━━ GIVEN RECORDS

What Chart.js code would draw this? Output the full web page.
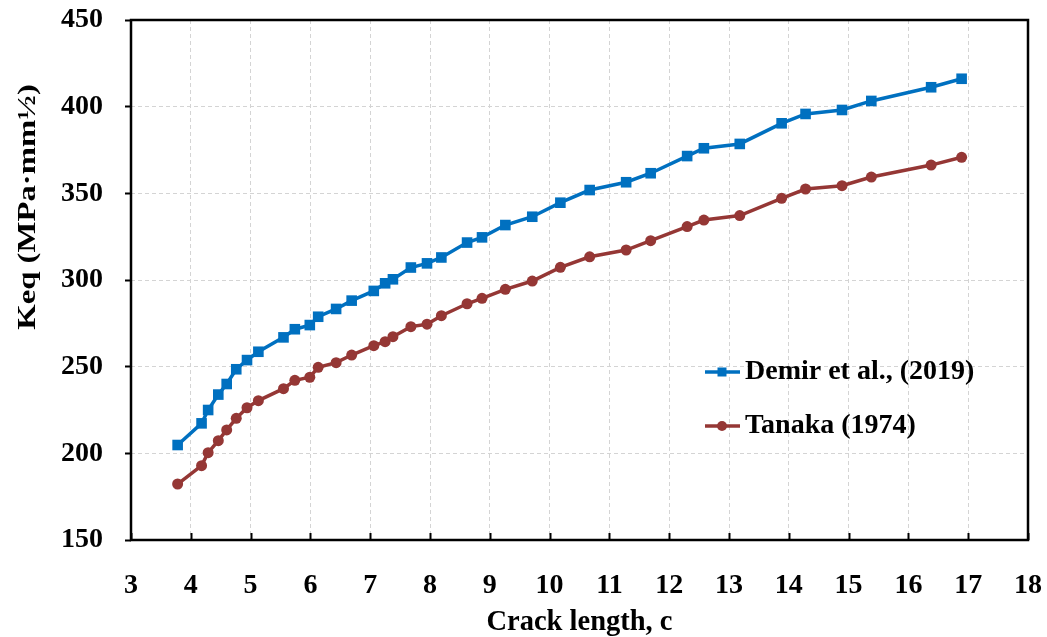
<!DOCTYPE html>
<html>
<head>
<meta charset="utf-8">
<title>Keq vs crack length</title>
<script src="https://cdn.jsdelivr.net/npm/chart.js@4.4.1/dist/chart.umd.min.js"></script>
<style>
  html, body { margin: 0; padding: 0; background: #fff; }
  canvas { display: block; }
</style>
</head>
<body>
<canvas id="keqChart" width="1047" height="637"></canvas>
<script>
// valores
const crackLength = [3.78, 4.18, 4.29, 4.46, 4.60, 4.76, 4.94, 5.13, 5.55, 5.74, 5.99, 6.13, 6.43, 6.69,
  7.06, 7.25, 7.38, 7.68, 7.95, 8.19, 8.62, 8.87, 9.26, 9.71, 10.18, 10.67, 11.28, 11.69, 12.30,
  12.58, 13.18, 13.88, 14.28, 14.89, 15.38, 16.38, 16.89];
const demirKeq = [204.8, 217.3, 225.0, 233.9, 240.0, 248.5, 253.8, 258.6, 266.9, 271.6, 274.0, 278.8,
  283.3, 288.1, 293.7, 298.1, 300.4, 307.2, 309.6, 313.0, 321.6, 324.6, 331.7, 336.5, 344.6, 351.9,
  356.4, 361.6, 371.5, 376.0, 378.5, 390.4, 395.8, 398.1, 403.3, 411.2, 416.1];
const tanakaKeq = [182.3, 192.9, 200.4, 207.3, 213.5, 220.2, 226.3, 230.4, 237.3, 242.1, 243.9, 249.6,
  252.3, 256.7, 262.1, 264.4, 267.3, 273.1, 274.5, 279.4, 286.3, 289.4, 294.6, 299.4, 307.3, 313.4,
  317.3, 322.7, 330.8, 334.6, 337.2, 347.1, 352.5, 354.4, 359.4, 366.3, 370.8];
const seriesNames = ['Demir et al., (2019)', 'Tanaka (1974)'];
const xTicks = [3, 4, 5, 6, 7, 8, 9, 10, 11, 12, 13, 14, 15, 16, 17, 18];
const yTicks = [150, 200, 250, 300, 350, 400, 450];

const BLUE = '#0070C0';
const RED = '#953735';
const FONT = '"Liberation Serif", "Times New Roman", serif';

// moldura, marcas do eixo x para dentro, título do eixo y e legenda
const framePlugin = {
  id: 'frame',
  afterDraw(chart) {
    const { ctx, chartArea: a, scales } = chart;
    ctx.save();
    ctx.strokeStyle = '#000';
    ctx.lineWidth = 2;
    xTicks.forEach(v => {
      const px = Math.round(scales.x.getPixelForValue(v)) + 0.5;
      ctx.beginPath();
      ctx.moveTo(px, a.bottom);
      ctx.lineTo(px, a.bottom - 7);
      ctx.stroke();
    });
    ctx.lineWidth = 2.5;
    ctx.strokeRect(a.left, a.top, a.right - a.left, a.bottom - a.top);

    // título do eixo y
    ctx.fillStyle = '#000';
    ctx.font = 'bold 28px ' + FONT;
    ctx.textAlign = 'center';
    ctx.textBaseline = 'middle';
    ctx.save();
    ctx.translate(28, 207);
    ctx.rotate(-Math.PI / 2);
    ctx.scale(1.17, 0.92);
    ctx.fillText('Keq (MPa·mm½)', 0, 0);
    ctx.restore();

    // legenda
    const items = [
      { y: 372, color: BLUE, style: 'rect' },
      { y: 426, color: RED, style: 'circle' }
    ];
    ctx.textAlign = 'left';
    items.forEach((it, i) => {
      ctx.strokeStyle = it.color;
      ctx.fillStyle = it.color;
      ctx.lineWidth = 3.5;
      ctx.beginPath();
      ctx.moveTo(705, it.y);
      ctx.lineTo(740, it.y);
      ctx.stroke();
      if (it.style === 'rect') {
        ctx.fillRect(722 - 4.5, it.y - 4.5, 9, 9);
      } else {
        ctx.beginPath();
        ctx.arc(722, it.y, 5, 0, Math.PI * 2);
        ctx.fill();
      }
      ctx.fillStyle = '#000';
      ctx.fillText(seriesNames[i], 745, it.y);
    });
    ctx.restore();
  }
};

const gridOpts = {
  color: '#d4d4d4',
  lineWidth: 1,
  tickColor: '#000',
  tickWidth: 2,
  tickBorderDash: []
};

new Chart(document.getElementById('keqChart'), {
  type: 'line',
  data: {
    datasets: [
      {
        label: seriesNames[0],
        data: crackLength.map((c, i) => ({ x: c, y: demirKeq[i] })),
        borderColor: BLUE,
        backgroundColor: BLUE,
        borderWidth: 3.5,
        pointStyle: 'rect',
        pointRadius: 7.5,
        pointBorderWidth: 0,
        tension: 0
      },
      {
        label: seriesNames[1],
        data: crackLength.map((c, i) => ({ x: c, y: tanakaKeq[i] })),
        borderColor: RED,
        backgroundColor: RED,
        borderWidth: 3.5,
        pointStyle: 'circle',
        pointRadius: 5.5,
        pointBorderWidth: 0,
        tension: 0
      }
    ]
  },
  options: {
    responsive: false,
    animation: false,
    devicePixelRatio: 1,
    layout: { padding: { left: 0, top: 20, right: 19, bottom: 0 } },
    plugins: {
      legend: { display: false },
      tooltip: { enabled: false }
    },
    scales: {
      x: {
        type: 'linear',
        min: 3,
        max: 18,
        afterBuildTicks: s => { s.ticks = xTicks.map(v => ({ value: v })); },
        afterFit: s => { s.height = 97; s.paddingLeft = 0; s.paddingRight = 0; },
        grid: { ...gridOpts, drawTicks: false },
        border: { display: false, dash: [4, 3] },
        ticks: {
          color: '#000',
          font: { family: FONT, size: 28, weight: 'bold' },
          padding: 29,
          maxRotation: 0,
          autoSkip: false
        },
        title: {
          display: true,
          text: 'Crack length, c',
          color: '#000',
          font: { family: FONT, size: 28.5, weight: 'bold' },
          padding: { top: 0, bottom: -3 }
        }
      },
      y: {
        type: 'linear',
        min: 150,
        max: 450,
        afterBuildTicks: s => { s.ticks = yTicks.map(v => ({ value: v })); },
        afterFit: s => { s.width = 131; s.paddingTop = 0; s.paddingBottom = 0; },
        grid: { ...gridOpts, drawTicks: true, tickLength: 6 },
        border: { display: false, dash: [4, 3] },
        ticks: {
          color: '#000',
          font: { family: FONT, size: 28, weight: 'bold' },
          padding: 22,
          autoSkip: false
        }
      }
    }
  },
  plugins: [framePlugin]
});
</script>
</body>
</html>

━━━━
━━ GIVEN RECORDS

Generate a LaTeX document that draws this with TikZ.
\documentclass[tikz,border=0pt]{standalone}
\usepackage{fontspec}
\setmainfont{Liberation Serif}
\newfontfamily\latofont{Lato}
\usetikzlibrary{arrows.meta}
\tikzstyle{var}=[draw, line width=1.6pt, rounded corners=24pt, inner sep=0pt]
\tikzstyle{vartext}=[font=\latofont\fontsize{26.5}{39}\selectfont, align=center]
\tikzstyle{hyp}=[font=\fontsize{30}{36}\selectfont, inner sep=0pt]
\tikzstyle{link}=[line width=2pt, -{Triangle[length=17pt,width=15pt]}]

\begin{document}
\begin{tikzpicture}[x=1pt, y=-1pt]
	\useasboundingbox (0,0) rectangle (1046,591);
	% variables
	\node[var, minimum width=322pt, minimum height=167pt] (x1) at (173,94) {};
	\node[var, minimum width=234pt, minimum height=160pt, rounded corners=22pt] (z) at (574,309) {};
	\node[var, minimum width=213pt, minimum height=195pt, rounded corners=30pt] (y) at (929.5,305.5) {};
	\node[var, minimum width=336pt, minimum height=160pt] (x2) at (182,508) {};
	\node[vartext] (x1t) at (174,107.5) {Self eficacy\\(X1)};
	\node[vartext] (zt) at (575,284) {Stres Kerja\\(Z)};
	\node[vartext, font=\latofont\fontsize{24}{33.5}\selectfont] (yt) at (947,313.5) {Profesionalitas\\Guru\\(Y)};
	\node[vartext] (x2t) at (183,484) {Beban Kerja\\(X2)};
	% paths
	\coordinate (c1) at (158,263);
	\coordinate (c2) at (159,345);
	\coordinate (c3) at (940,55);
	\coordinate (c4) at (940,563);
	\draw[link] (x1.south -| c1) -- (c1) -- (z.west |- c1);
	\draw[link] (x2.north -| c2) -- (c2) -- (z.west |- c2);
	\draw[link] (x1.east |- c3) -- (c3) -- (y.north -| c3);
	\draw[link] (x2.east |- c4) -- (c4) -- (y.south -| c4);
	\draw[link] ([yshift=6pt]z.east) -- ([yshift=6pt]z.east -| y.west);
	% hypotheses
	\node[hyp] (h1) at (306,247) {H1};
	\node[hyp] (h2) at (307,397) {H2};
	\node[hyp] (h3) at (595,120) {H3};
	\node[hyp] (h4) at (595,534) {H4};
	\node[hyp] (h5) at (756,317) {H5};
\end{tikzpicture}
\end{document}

━━━━

In the listing, find every line with the word "this" and state how many there are, nothing more.

EXPECTED OUTPUT
2